Perhaps the US is waiting to observe the impact of its political and economic sanctions on Iran prior to joining the regional coalition against Iran so are the Arab states in the region.

In addition, the Arab countries need more time to form this coalition, as they are struggling with many challenges in the political and military arena of the region, including Qatar’s crisis, the Yemeni War, Jamal Khashoggi’s case, and Arab differences in regional issues, especially over Palestine.

Saudi Arabia and Egypt have different interpretation of terrorism. While Saudi Arabia cooperates with the Muslim Brotherhood in Yemen and Syria, Egypt considers the Sunni Islamist organization a terrorist group. Saudi Arabia and Qatar also hold different views over the organization.

Iran’s influence in Arab countries, including Syria, Iraq and Lebanon, creates further obstacles to the formation of the coalition.
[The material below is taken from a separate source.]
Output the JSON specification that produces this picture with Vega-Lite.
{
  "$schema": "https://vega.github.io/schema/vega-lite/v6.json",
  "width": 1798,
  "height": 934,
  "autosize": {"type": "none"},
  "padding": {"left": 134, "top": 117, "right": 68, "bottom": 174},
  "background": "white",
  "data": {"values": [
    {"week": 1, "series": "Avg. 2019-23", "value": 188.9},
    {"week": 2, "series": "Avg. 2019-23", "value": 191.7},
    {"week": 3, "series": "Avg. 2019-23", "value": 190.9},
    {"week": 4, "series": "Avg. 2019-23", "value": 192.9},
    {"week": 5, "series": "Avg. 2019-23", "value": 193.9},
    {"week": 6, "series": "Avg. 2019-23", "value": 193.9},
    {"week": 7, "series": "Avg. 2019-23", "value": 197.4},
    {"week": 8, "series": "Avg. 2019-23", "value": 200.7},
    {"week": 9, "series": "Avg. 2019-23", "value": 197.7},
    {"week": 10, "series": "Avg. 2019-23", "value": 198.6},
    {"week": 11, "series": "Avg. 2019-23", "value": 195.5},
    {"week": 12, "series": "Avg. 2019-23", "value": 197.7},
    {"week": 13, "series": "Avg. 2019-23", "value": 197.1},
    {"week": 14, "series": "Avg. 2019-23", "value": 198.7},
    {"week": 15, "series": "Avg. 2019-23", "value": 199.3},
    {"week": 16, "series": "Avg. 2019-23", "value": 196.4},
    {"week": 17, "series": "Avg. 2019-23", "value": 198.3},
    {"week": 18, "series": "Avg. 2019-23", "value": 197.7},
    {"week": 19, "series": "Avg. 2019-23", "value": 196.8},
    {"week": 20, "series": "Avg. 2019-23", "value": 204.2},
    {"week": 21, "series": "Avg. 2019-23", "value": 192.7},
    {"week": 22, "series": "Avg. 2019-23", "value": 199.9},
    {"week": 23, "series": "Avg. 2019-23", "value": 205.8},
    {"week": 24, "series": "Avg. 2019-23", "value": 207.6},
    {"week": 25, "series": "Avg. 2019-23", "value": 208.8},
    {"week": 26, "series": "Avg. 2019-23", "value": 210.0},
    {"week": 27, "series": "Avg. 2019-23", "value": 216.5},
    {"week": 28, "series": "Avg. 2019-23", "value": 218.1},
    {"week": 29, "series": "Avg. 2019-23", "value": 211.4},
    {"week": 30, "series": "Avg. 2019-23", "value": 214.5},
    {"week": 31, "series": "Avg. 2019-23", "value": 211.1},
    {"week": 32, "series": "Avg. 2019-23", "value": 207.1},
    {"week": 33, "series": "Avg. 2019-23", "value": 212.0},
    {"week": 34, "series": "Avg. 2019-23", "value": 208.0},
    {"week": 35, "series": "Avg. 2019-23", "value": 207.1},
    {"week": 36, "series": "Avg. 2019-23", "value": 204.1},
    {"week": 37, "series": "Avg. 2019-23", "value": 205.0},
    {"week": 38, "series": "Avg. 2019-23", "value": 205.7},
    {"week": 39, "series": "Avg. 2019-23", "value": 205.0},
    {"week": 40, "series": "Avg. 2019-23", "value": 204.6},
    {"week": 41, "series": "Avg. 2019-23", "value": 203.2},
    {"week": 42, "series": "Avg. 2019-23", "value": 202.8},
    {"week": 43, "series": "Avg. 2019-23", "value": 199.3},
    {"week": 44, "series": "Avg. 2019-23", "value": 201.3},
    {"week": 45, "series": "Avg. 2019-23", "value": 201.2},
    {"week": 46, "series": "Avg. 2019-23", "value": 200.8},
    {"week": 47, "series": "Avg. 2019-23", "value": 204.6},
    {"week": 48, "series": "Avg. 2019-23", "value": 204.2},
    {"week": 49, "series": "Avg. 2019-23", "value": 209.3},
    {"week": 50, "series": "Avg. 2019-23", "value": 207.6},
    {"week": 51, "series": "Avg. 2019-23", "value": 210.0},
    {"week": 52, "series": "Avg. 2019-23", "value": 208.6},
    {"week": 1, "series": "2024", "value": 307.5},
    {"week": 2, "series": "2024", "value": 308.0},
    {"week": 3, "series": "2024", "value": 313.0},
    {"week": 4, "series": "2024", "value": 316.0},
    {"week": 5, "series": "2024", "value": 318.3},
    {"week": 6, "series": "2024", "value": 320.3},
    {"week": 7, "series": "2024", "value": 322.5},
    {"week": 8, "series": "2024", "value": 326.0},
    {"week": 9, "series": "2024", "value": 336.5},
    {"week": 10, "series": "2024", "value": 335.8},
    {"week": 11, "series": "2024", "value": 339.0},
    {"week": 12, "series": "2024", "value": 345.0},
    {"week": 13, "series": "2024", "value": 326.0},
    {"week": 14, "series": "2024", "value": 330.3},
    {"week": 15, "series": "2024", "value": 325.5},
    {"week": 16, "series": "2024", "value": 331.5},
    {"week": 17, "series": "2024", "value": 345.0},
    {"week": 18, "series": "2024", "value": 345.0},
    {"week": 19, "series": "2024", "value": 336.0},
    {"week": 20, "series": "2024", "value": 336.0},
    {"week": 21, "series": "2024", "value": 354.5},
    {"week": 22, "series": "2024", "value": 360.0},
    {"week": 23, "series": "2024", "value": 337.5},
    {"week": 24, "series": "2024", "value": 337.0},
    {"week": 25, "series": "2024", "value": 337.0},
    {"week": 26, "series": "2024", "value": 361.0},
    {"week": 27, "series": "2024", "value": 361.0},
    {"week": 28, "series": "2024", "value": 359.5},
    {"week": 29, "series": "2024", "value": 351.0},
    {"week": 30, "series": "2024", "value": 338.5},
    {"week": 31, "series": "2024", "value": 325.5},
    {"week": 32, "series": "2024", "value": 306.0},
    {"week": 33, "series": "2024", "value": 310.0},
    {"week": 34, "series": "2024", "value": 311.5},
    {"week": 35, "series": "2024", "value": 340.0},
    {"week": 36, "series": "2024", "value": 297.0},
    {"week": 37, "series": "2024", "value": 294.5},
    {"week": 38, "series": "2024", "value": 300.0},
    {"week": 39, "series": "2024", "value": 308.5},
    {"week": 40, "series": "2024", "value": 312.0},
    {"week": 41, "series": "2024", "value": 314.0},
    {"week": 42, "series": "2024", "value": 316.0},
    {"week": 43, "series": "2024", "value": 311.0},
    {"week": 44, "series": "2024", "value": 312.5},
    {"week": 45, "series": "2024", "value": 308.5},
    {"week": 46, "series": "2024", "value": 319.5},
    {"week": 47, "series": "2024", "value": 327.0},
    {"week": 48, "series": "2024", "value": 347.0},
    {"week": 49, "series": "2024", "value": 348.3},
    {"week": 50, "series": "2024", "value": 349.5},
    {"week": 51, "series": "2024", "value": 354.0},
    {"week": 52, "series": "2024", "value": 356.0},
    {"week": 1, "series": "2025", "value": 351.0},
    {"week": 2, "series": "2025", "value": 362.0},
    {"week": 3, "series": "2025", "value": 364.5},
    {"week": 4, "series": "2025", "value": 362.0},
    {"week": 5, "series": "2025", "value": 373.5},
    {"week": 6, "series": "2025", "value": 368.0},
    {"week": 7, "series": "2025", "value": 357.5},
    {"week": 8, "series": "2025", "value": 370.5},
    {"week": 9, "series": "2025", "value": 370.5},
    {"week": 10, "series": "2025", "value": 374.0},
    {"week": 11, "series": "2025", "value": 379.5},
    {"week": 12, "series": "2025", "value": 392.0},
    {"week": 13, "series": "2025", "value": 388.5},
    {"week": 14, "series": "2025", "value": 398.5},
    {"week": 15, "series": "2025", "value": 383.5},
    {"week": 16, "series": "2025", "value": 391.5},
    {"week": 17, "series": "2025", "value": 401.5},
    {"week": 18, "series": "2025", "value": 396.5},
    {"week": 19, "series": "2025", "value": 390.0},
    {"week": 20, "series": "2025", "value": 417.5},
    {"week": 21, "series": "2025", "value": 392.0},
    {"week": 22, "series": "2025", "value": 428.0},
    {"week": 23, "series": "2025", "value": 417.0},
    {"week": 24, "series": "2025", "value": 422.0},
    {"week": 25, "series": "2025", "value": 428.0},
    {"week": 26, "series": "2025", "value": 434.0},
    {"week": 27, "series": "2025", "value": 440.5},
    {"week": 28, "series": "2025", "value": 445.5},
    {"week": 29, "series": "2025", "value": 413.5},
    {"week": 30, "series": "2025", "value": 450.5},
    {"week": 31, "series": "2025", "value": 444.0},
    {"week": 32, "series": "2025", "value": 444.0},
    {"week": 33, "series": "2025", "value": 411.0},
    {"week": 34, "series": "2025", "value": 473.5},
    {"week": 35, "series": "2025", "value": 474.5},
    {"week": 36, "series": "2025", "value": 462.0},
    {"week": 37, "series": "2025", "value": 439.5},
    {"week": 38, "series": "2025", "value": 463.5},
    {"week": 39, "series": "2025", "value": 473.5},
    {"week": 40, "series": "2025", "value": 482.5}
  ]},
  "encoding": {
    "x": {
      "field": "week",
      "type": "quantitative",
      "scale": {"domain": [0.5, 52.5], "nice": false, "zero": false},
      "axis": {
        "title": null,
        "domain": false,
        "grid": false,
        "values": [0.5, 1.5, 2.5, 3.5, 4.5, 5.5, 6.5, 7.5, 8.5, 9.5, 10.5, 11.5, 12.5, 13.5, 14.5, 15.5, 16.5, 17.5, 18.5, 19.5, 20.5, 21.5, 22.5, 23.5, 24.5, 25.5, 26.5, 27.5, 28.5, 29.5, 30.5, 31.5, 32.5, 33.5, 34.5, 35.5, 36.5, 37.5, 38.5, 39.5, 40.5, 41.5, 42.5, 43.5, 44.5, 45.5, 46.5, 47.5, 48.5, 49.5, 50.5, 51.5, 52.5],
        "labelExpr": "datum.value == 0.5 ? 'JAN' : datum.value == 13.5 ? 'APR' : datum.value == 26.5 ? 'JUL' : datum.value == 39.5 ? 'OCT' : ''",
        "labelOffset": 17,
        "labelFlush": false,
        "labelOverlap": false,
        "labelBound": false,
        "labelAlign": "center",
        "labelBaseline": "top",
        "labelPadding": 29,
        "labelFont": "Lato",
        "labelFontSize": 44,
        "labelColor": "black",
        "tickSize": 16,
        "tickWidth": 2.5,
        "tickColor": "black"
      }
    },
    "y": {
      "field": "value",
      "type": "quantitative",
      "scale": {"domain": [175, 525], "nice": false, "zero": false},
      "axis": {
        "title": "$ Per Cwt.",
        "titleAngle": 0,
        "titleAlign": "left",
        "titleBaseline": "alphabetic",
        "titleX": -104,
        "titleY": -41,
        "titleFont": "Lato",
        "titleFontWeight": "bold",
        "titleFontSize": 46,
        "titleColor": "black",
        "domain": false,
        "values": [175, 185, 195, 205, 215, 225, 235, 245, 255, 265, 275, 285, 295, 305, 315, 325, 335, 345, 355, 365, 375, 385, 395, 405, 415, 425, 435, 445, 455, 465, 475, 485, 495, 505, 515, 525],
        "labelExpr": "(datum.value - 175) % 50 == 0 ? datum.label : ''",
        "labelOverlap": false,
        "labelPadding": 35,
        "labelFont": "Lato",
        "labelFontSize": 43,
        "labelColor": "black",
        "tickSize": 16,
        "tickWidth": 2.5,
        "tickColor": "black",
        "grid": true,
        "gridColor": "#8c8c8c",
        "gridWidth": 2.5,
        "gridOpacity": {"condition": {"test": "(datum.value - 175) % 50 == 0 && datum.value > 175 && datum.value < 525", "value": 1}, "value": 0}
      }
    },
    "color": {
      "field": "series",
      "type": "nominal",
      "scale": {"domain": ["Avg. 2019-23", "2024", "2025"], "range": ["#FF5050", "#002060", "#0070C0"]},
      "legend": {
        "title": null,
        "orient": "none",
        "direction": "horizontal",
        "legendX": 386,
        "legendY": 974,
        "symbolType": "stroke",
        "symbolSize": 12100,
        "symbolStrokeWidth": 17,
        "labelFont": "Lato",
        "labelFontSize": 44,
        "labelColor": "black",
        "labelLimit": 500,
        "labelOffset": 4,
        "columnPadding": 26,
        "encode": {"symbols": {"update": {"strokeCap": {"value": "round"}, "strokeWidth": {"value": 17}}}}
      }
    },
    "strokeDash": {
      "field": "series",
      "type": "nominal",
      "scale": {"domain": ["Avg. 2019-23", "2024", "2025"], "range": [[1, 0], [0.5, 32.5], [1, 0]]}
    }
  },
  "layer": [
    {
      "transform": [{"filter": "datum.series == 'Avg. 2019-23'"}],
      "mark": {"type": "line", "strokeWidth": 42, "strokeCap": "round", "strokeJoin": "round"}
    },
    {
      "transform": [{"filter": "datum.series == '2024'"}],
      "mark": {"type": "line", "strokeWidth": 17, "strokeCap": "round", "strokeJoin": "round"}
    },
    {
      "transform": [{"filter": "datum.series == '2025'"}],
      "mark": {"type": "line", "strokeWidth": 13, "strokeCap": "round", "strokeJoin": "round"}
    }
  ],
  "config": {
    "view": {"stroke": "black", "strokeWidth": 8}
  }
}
According to reports, Trump is scheduled to hold a meeting in Washington, where he will announce the launch of the regional coalition.

The US has placed a number of conditions on the Arab countries, including the need to fulfill Saudi military objectives in Yemen and the withdrawal of the strategic harbor of al-Hudaydah and reconciliation with Qatar.

Amidst all these, Trump is seeking an opportunity to announce the so called the “deal of the century” to resolve the issue of Palestine, and for that Arab countries need to have an integrated stance.

The other side of the deal is Iran. The Islamic Republic of Iran is, too, promoting its position in the region by strengthening its strategic alliance.

Thus, Washington will face defeat in the formation of a united Arab front against Iran, as Arab states are still struggling with many regional and domestic challenges and Iran will remain a strong actor in the region.